## DATA LINES
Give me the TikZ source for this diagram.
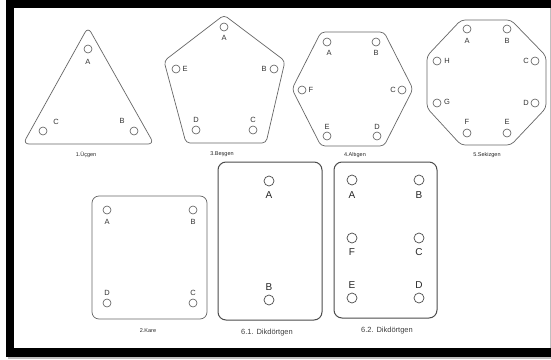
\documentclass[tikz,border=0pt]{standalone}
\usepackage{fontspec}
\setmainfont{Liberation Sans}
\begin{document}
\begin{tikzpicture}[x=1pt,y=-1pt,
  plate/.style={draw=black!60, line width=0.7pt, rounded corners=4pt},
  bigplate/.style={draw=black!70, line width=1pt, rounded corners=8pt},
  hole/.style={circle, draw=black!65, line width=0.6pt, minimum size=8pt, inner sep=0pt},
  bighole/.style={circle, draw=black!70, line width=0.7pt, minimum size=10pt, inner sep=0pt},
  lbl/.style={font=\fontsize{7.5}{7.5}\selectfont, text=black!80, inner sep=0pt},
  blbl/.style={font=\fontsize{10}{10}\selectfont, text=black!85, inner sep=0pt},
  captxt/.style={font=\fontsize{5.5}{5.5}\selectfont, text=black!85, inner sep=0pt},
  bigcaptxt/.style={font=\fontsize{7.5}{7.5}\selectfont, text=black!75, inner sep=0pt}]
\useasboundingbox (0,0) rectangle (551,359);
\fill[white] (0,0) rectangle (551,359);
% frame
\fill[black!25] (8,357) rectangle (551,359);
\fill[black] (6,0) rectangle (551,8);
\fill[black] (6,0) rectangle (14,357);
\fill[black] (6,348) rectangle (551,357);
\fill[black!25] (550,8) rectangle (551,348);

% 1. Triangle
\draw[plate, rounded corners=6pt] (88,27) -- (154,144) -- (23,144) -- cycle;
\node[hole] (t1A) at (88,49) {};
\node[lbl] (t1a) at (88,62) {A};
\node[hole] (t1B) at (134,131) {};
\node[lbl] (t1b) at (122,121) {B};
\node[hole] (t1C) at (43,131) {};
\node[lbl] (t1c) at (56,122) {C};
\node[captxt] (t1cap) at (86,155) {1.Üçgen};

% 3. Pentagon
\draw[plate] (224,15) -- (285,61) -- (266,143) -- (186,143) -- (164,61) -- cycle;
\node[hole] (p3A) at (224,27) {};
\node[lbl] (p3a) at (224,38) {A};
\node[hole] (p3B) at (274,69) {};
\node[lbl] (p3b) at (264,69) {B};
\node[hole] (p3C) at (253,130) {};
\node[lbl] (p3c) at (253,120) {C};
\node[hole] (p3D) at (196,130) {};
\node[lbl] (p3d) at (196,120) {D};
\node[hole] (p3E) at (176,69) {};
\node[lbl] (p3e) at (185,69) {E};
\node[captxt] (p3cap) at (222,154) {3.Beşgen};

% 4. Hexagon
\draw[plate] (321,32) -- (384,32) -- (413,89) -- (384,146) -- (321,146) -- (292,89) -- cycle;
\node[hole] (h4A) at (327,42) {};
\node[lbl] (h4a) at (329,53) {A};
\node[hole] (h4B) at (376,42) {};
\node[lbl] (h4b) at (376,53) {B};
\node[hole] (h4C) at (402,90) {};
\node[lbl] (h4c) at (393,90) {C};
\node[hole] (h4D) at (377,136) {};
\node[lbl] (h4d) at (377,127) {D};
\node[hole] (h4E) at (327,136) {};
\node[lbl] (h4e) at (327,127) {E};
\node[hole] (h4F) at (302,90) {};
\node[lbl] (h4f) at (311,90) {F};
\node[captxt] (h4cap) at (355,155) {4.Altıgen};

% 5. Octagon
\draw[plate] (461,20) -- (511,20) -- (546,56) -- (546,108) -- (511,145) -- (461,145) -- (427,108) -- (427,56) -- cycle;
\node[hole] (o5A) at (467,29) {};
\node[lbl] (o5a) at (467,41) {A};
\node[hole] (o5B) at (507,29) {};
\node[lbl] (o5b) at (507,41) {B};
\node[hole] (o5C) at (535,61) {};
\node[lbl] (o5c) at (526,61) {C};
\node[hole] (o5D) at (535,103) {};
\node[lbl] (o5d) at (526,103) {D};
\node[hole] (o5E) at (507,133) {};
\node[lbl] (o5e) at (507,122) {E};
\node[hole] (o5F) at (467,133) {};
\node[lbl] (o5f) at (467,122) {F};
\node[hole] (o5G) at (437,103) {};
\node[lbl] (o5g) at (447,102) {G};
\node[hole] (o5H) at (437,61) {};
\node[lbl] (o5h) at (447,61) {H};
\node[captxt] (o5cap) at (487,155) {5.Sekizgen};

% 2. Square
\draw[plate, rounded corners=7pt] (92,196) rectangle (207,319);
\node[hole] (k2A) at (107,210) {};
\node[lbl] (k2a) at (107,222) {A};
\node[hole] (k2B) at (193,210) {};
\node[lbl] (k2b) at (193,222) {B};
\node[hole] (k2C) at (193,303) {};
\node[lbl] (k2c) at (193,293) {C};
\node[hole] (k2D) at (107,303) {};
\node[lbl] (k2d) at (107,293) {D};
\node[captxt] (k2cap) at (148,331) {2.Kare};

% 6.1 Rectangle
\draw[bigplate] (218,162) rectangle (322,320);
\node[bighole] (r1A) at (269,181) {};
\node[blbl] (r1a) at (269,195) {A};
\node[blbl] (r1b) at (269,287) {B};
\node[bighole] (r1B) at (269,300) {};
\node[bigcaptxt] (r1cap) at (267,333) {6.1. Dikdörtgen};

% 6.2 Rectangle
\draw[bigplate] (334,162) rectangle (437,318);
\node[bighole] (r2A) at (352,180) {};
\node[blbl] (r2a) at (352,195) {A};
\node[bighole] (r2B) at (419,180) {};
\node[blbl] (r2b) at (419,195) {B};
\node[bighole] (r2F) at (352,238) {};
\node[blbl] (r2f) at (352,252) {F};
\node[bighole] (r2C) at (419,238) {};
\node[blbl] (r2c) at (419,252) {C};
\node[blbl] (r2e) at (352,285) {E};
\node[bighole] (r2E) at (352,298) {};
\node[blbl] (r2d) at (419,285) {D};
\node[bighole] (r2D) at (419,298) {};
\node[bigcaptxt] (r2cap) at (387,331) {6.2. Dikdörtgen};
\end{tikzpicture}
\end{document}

## WHAT TO WORK ON
Restate the data above exactly, stripping out each image.

## RESULT FOR THIS EXERCISE
Give me the TikZ source for this diagram.
\documentclass[tikz,border=0pt]{standalone}
\usepackage{fontspec}
\setmainfont{Liberation Sans}
\begin{document}
\begin{tikzpicture}[x=1pt,y=-1pt,
  plate/.style={draw=black!60, line width=0.7pt, rounded corners=4pt},
  bigplate/.style={draw=black!70, line width=1pt, rounded corners=8pt},
  hole/.style={circle, draw=black!65, line width=0.6pt, minimum size=8pt, inner sep=0pt},
  bighole/.style={circle, draw=black!70, line width=0.7pt, minimum size=10pt, inner sep=0pt},
  lbl/.style={font=\fontsize{7.5}{7.5}\selectfont, text=black!80, inner sep=0pt},
  blbl/.style={font=\fontsize{10}{10}\selectfont, text=black!85, inner sep=0pt},
  captxt/.style={font=\fontsize{5.5}{5.5}\selectfont, text=black!85, inner sep=0pt},
  bigcaptxt/.style={font=\fontsize{7.5}{7.5}\selectfont, text=black!75, inner sep=0pt}]
\useasboundingbox (0,0) rectangle (551,359);
\fill[white] (0,0) rectangle (551,359);
% frame
\fill[black!25] (8,357) rectangle (551,359);
\fill[black] (6,0) rectangle (551,8);
\fill[black] (6,0) rectangle (14,357);
\fill[black] (6,348) rectangle (551,357);
\fill[black!25] (550,8) rectangle (551,348);

% 1. Triangle
\draw[plate, rounded corners=6pt] (88,27) -- (154,144) -- (23,144) -- cycle;
\node[hole] (t1A) at (88,49) {};
\node[lbl] (t1a) at (88,62) {A};
\node[hole] (t1B) at (134,131) {};
\node[lbl] (t1b) at (122,121) {B};
\node[hole] (t1C) at (43,131) {};
\node[lbl] (t1c) at (56,122) {C};
\node[captxt] (t1cap) at (86,155) {1.Üçgen};

% 3. Pentagon
\draw[plate] (224,15) -- (285,61) -- (266,143) -- (186,143) -- (164,61) -- cycle;
\node[hole] (p3A) at (224,27) {};
\node[lbl] (p3a) at (224,38) {A};
\node[hole] (p3B) at (274,69) {};
\node[lbl] (p3b) at (264,69) {B};
\node[hole] (p3C) at (253,130) {};
\node[lbl] (p3c) at (253,120) {C};
\node[hole] (p3D) at (196,130) {};
\node[lbl] (p3d) at (196,120) {D};
\node[hole] (p3E) at (176,69) {};
\node[lbl] (p3e) at (185,69) {E};
\node[captxt] (p3cap) at (222,154) {3.Beşgen};

% 4. Hexagon
\draw[plate] (321,32) -- (384,32) -- (413,89) -- (384,146) -- (321,146) -- (292,89) -- cycle;
\node[hole] (h4A) at (327,42) {};
\node[lbl] (h4a) at (329,53) {A};
\node[hole] (h4B) at (376,42) {};
\node[lbl] (h4b) at (376,53) {B};
\node[hole] (h4C) at (402,90) {};
\node[lbl] (h4c) at (393,90) {C};
\node[hole] (h4D) at (377,136) {};
\node[lbl] (h4d) at (377,127) {D};
\node[hole] (h4E) at (327,136) {};
\node[lbl] (h4e) at (327,127) {E};
\node[hole] (h4F) at (302,90) {};
\node[lbl] (h4f) at (311,90) {F};
\node[captxt] (h4cap) at (355,155) {4.Altıgen};

% 5. Octagon
\draw[plate] (461,20) -- (511,20) -- (546,56) -- (546,108) -- (511,145) -- (461,145) -- (427,108) -- (427,56) -- cycle;
\node[hole] (o5A) at (467,29) {};
\node[lbl] (o5a) at (467,41) {A};
\node[hole] (o5B) at (507,29) {};
\node[lbl] (o5b) at (507,41) {B};
\node[hole] (o5C) at (535,61) {};
\node[lbl] (o5c) at (526,61) {C};
\node[hole] (o5D) at (535,103) {};
\node[lbl] (o5d) at (526,103) {D};
\node[hole] (o5E) at (507,133) {};
\node[lbl] (o5e) at (507,122) {E};
\node[hole] (o5F) at (467,133) {};
\node[lbl] (o5f) at (467,122) {F};
\node[hole] (o5G) at (437,103) {};
\node[lbl] (o5g) at (447,102) {G};
\node[hole] (o5H) at (437,61) {};
\node[lbl] (o5h) at (447,61) {H};
\node[captxt] (o5cap) at (487,155) {5.Sekizgen};

% 2. Square
\draw[plate, rounded corners=7pt] (92,196) rectangle (207,319);
\node[hole] (k2A) at (107,210) {};
\node[lbl] (k2a) at (107,222) {A};
\node[hole] (k2B) at (193,210) {};
\node[lbl] (k2b) at (193,222) {B};
\node[hole] (k2C) at (193,303) {};
\node[lbl] (k2c) at (193,293) {C};
\node[hole] (k2D) at (107,303) {};
\node[lbl] (k2d) at (107,293) {D};
\node[captxt] (k2cap) at (148,331) {2.Kare};

% 6.1 Rectangle
\draw[bigplate] (218,162) rectangle (322,320);
\node[bighole] (r1A) at (269,181) {};
\node[blbl] (r1a) at (269,195) {A};
\node[blbl] (r1b) at (269,287) {B};
\node[bighole] (r1B) at (269,300) {};
\node[bigcaptxt] (r1cap) at (267,333) {6.1. Dikdörtgen};

% 6.2 Rectangle
\draw[bigplate] (334,162) rectangle (437,318);
\node[bighole] (r2A) at (352,180) {};
\node[blbl] (r2a) at (352,195) {A};
\node[bighole] (r2B) at (419,180) {};
\node[blbl] (r2b) at (419,195) {B};
\node[bighole] (r2F) at (352,238) {};
\node[blbl] (r2f) at (352,252) {F};
\node[bighole] (r2C) at (419,238) {};
\node[blbl] (r2c) at (419,252) {C};
\node[blbl] (r2e) at (352,285) {E};
\node[bighole] (r2E) at (352,298) {};
\node[blbl] (r2d) at (419,285) {D};
\node[bighole] (r2D) at (419,298) {};
\node[bigcaptxt] (r2cap) at (387,331) {6.2. Dikdörtgen};
\end{tikzpicture}
\end{document}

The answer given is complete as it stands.